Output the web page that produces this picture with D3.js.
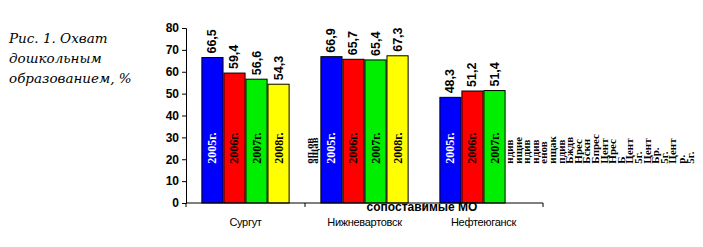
<!DOCTYPE html>
<html>
<head>
<meta charset="utf-8">
<script src="https://cdn.jsdelivr.net/npm/d3@7"></script>
<style>
  body { margin: 0; background: #fff; }
  svg { display: block; }
</style>
</head>
<body>
<svg width="703" height="247"></svg>
<script>
const categories = ['Сургут', 'Нижневартовск', 'Нефтеюганск'];
const seriesNames = ['2005г.', '2006г.', '2007г.', '2008г.'];
const seriesColors = ['#0000ff', '#ff0000', '#00ee00', '#ffff00'];
const seriesTextColors = ['#fff', '#000', '#000', '#000'];
const values = [
  [66.5, 59.4, 56.6, 54.3],
  [66.9, 65.7, 65.4, 67.3],
  [48.3, 51.2, 51.4, null],
];
const yTicks = [0, 10, 20, 30, 40, 50, 60, 70, 80];
const captionLines = ['Рис. 1. Охват', 'дошкольным', 'образованием, %'];
const axisTitle = 'сопоставимые МО';
// overlapping leftover labels seen beside the groups
const gapLabels = ['оп.ов', 'ащав'];
const strayLabels = ['ндив', 'ищие', 'ндив', 'ндив', 'енов', 'ищак', 'пдив', 'Бждв',
  'Нрес', 'Бскн', 'Бпрес', 'Цент', 'Нрес', 'Б', 'Цент', '5г.', 'Цент', 'Бр.', '5г.',
  'Цент', 'р.', '5г.'];

const svg = d3.select('svg');
const margin = { left: 186, right: 160, top: 28, bottom: 44 };
const width = 703;
const height = 247;

const x = d3.scaleBand()
  .domain(categories)
  .range([margin.left, width - margin.right])
  .paddingInner(0)
  .paddingOuter(0);

const xSeries = d3.scaleBand()
  .domain(d3.range(seriesNames.length))
  .range([15, x.bandwidth() - 15])
  .padding(0.04);

const y = d3.scaleLinear()
  .domain([0, 80])
  .range([height - margin.bottom, margin.top]);

// Caption
svg.append('g')
  .selectAll('text')
  .data(captionLines)
  .enter()
  .append('text')
  .attr('x', 9)
  .attr('y', (d, i) => 43 + i * 20)
  .attr('font-family', 'DejaVu Serif, serif')
  .attr('font-style', 'italic')
  .attr('font-size', 13.5)
  .text((d) => d);

// Bars
const groups = svg.append('g')
  .selectAll('g')
  .data(categories)
  .enter()
  .append('g')
  .attr('transform', (d) => `translate(${x(d)},0)`);

const cells = groups.selectAll('g')
  .data((d, ci) => values[ci].map((v, si) => ({ v, si })).filter((d) => d.v !== null))
  .enter()
  .append('g');

cells.append('rect')
  .attr('x', (d) => xSeries(d.si))
  .attr('y', (d) => y(d.v))
  .attr('width', xSeries.bandwidth())
  .attr('height', (d) => y(0) - y(d.v))
  .attr('fill', (d) => seriesColors[d.si])
  .attr('stroke', '#000')
  .attr('stroke-width', 1);

// value labels
cells.append('text')
  .attr('transform', (d) => `translate(${xSeries(d.si) + xSeries.bandwidth() / 2 + 4},${y(d.v) - 4})rotate(-90)`)
  .attr('font-family', 'Liberation Sans, Arial, sans-serif')
  .attr('font-weight', 'bold')
  .attr('font-size', 12.5)
  .text((d) => d3.format('.1f')(d.v).replace('.', ','));

// series labels inside bars
cells.append('text')
  .attr('transform', (d) => `translate(${xSeries(d.si) + xSeries.bandwidth() / 2 + 4},${y(18)})rotate(-90)`)
  .attr('font-family', 'Liberation Serif, serif')
  .attr('font-weight', 'bold')
  .attr('font-size', 12)
  .attr('fill', (d) => seriesTextColors[d.si])
  .text((d) => seriesNames[d.si]);

// stray labels
const textStyle = (sel) => sel
  .attr('font-family', 'Liberation Serif, serif')
  .attr('font-weight', 'bold')
  .attr('font-size', 11);

svg.append('g')
  .selectAll('text')
  .data(gapLabels)
  .enter()
  .append('text')
  .attr('transform', (d, i) => `translate(${x(categories[1]) + 8 + i * 5},${y(18)})rotate(-90)`)
  .call(textStyle)
  .text((d) => d);

svg.append('g')
  .selectAll('text')
  .data(strayLabels)
  .enter()
  .append('text')
  .attr('transform', (d, i) => `translate(${x(categories[2]) + x.bandwidth() - 30 + i * 8.6},${y(18)})rotate(-90)`)
  .call(textStyle)
  .text((d) => d);

// Y axis
const yAxis = svg.append('g')
  .attr('transform', `translate(${margin.left},0)`)
  .call(d3.axisLeft(y).tickValues(yTicks).tickSize(4).tickPadding(3));
yAxis.selectAll('text')
  .attr('font-family', 'Liberation Sans, Arial, sans-serif')
  .attr('font-weight', 'bold')
  .attr('font-size', 12)
  .attr('fill', '#000');
yAxis.select('.domain').attr('stroke', '#000');
yAxis.selectAll('line').attr('stroke', '#000');

// X axis
const xAxisG = svg.append('g')
  .attr('transform', `translate(0,${y(0)})`);
xAxisG.append('line')
  .attr('x1', x.range()[0])
  .attr('x2', x.range()[1])
  .attr('stroke', '#000');
xAxisG.selectAll('.tick')
  .data(categories.concat(['end']))
  .enter()
  .append('line')
  .attr('x1', (d, i) => i < categories.length ? x(d) : x.range()[1])
  .attr('x2', (d, i) => i < categories.length ? x(d) : x.range()[1])
  .attr('y1', 0)
  .attr('y2', 4)
  .attr('stroke', '#000');
xAxisG.selectAll('.cat')
  .data(categories)
  .enter()
  .append('text')
  .attr('x', (d) => x(d) + x.bandwidth() / 2)
  .attr('y', 23)
  .attr('text-anchor', 'middle')
  .attr('font-family', 'Liberation Sans, Arial, sans-serif')
  .attr('font-size', 11)
  .attr('letter-spacing', -0.3)
  .text((d) => d);

svg.append('text')
  .attr('x', x(categories[1]) + x.bandwidth() - 2)
  .attr('y', y(0) + 8)
  .attr('text-anchor', 'middle')
  .attr('font-family', 'Liberation Sans, Arial, sans-serif')
  .attr('font-weight', 'bold')
  .attr('font-size', 12)
  .text(axisTitle);
</script>
</body>
</html>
# # # #
**What you have to do**
Begin at the first line of the data above and repeat each line exactly, stopping after the line containing "const height = 247;". Omit the pictures.

**Answer to this task**
Output the web page that produces this picture with D3.js.
<!DOCTYPE html>
<html>
<head>
<meta charset="utf-8">
<script src="https://cdn.jsdelivr.net/npm/d3@7"></script>
<style>
  body { margin: 0; background: #fff; }
  svg { display: block; }
</style>
</head>
<body>
<svg width="703" height="247"></svg>
<script>
const categories = ['Сургут', 'Нижневартовск', 'Нефтеюганск'];
const seriesNames = ['2005г.', '2006г.', '2007г.', '2008г.'];
const seriesColors = ['#0000ff', '#ff0000', '#00ee00', '#ffff00'];
const seriesTextColors = ['#fff', '#000', '#000', '#000'];
const values = [
  [66.5, 59.4, 56.6, 54.3],
  [66.9, 65.7, 65.4, 67.3],
  [48.3, 51.2, 51.4, null],
];
const yTicks = [0, 10, 20, 30, 40, 50, 60, 70, 80];
const captionLines = ['Рис. 1. Охват', 'дошкольным', 'образованием, %'];
const axisTitle = 'сопоставимые МО';
// overlapping leftover labels seen beside the groups
const gapLabels = ['оп.ов', 'ащав'];
const strayLabels = ['ндив', 'ищие', 'ндив', 'ндив', 'енов', 'ищак', 'пдив', 'Бждв',
  'Нрес', 'Бскн', 'Бпрес', 'Цент', 'Нрес', 'Б', 'Цент', '5г.', 'Цент', 'Бр.', '5г.',
  'Цент', 'р.', '5г.'];

const svg = d3.select('svg');
const margin = { left: 186, right: 160, top: 28, bottom: 44 };
const width = 703;
const height = 247;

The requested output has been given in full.